I'm not sure about all that. There are two kinds of "night vision": thermal imaging and light enhancement. I got to play with a high end therm a while back .. vehicle mounted, not hand held. For giggles one of the peeps went out about 20 feet and shined a flashlight at it. The flashlight was visible to our eyes, of course, but through the therm, we saw only his shape, no light from the flashlight at all. A little uncanny IMHO.
Working from their avoidance of trail cams, I'm fairly sure bigfoot see in I.R. at least a little farther than we do. Thinking about that, I wonder what the heat of a campfire or gas lantern looks like to them compared to how it looks to us? Could be pretty wild, huh?

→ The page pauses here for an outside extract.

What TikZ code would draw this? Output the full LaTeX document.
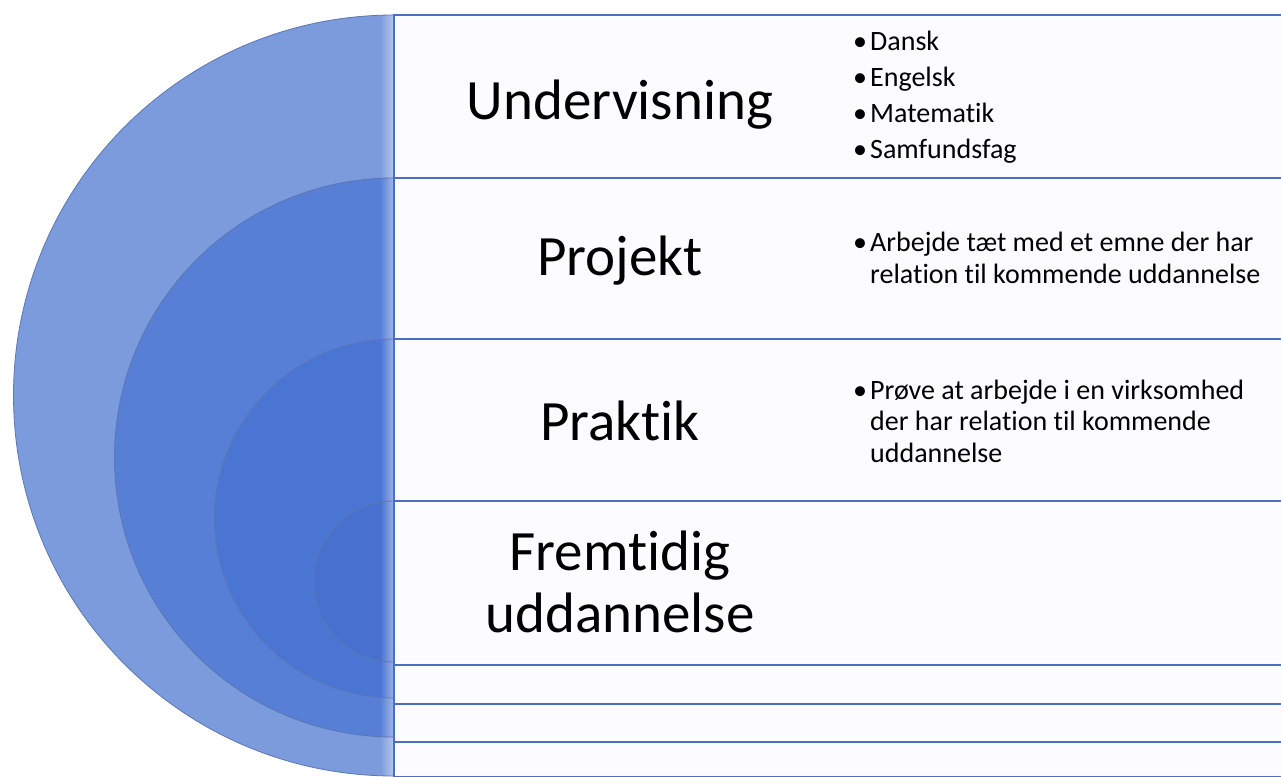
\documentclass[tikz,border=0pt]{standalone}
\usepackage{fontspec}
\setmainfont{Carlito}[Ligatures=NoCommon]
\usepackage{xcolor}
\definecolor{ringA}{HTML}{7B9BDC}
\definecolor{ringB}{HTML}{577FD5}
\definecolor{ringC}{HTML}{4B75D2}
\definecolor{ringD}{HTML}{4871CF}
\definecolor{ringline}{HTML}{5B77B4}
\definecolor{boxline}{HTML}{4A6FC2}
\definecolor{boxfill}{HTML}{FCFBFF}
\newcommand{\blt}{\makebox[17pt][l]{\textbullet}}
\tikzset{
    levelbox/.style={fill=boxfill, draw=boxline, line width=2pt},
    ring/.style={draw=ringline, line width=0.8pt},
    title/.style={anchor=base, align=center, inner sep=0pt, font=\fontsize{57}{62}\selectfont},
    items/.style={anchor=base west, align=left, inner sep=0pt, font=\fontsize{28}{31.5}\selectfont}
}

\begin{document}
\begin{tikzpicture}[x=1pt, y=-1pt]
                        \useasboundingbox (0, 0) rectangle (1281, 776);
                        \fill[white] (0, 0) rectangle (1281, 776);

                        \foreach \t/\b/\c in {15/776/ringA, 178/737/ringB, 339/698/ringC, 501/662/ringD} {
                            \pgfmathsetmacro\r{(\b-\t)/2}
                            \begin{scope}
                                \clip (394, \t) arc[start angle=270, end angle=90, radius=\r] -- cycle;
                                \fill[\c] (0, \t) rectangle (394, \b);
                                \shade[left color=\c, right color=\c!55!white] (380, \t) rectangle (394, \b);
                            \end{scope}
                            \draw[ring] (394, \t) arc[start angle=270, end angle=90, radius=\r];
                        }

                        \draw[levelbox] (394, 15) rectangle (1300, 777);
                        \draw[levelbox] (394, 178) rectangle (1300, 742);
                        \draw[levelbox] (394, 339) rectangle (1300, 704);
                        \draw[levelbox] (394, 501) rectangle (1300, 665);

                        \node[title] (und) at (620, 119) {Undervisning};
                        \node[title] (proj) at (620, 275) {Projekt};
                        \node[title] (prak) at (620, 440) {Praktik};
                        \node[title] (frem) at (620, 632) {Fremtidig\\uddannelse};

                        \node[items] (undItems) at (853, 158) {\blt Dansk\\[4.5pt]\blt Engelsk\\[4.5pt]\blt Matematik\\[4.5pt]\blt Samfundsfag};
                        \node[items] (projItems) at (853, 283) {\blt Arbejde tæt med et emne der har\\\hspace*{17pt}relation til kommende uddannelse};
                        \node[items] (prakItems) at (853, 462) {\blt Prøve at arbejde i en virksomhed\\\hspace*{17pt}der har relation til kommende\\\hspace*{17pt}uddannelse};
                    \end{tikzpicture}
\end{document}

I'm not sure they see better in the visible spectrum than we do at night. I was really surprised at the level of detail visible through the thermal imager at short to medium distance. I could see enough to identify specific people. I could see the cracks in the pine tree bark by the road. Pine cones hanging from the trees. Up close, I.R. may be enough, no need for more sensitivity than we have in the visible spectrum. They MAY have it, but I just got "schooled" on whether it was necessary or not and I thought I'd share that lesson.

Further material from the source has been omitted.